Als Sonderausstattung wird auch „Augmented Video“ angeboten. Eine Kamera erfasst die Umgebung vor dem Fahrzeug. Die bewegten Bilder werden auf dem Zentral-Display angezeigt. Zusätzlich werden virtuelle Objekte, Informationen und Markierungen in das Videobild eingeblendet. Dazu gehören beispielsweise Verkehrsschilder, Abbiegehinweise, Spurwechselempfehlungen und Hausnummern. Dies kann die Navigation insbesondere in der Stadt deutlich erleichtern.

Ein farbiges Head-up-Display ist als Sonderausstattung bestellbar. Dem Fahrer wird ein virtuelles Bild mit einer Größe von 9 x 3 Zoll (ca. 23 x 8 cm) in ca. 4,5 m Entfernung über der Motorhaube schwebend dargestellt. Auch das ist ein großer Schritt analog zur S-Klasse. Ergonomisch günstig unterhalb des Zentral-Displays befindet sich ein Fingerabdruck-Scanner. Damit können sich Nutzer schnell, komfortabel und sicher bei MBUX anmelden. Denn persönliche Einstellungen und Daten wie Favoriten, letzte Ziele, verhaltensbasierte Vorhersagen, berufliche Einträge des Kalenders oder E-Mails sind geschützt. Zahlungsprozesse über Mercedes me sind ebenfalls dem authentifizierten Nutzer vorbehalten.

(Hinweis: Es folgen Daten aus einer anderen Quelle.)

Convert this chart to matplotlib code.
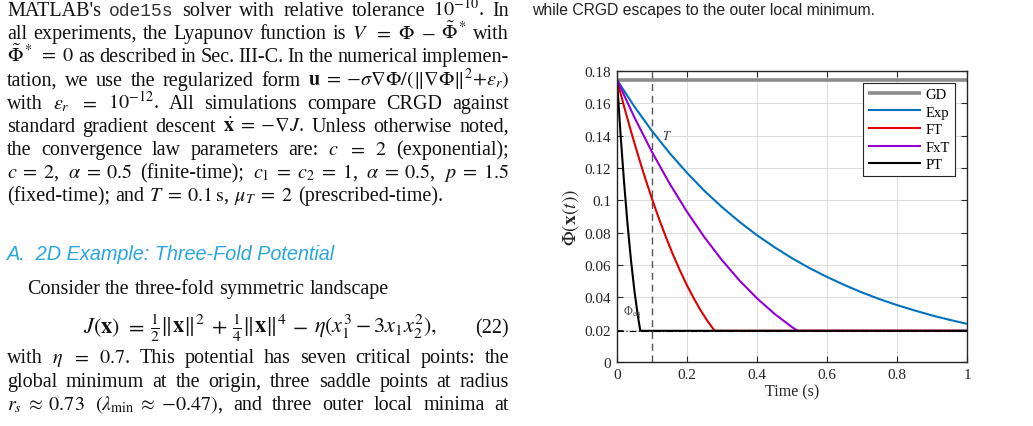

„Updates over the Air“ (OTA): Die Software ist immer auf dem neusten Stand

Sobald ein neues Update seitens Mercedes-Benz verfügbar ist, erscheint ein Hinweis in MBUX. Download und Installation des Updates erfolgen im Hintergrund. Der Aktivierung muss der Nutzer dann noch einmal explizit zustimmen. So bleibt das Fahrzeug stets auf dem neusten Stand. Auch Features, welche heute noch gar nicht erfunden sind, können mit Over-the-Air-Updates in bereits verkaufte Fahrzeuge gebracht werden. Zum Übertragen der Daten setzt Mercedes-Benz wegen des hohen Sicherheitsstandards auf Mobilfunktechnik und das im Fahrzeug verbaute Kommunikationsmodul. Ein weiterer Weg zu einem aktualisierten und verbesserten Nutzererlebnis ist das Zubuchen neuer Funktionen im Mercedes me Store, etwa Music-Streaming–Dienste oder In-Car-Office. Auch können Abonnement-Dienste über den Mercedes me Store direkt online verlängert oder neu zugebucht werden.

Was bedeutet das?

Die neue C-Klasse könnte schon die Letzte sein: Wenn Daimler sein Elektrifizierungsprogramm ebenso beschleunigt wie die anderen Hersteller und bald der kompakte, aber mehr Platz bietende EQE ins Programm kommt, könnte es schon in einigen Jahren eng werden für die C-Klasse, die antriebs- und Package-technisch dem konventionellen Vorgänger nachfolgt. Dafür lässt sie in Sachen Digitalisierung nichts anbrennen und bleibt den Plug-in-Dieseln treu.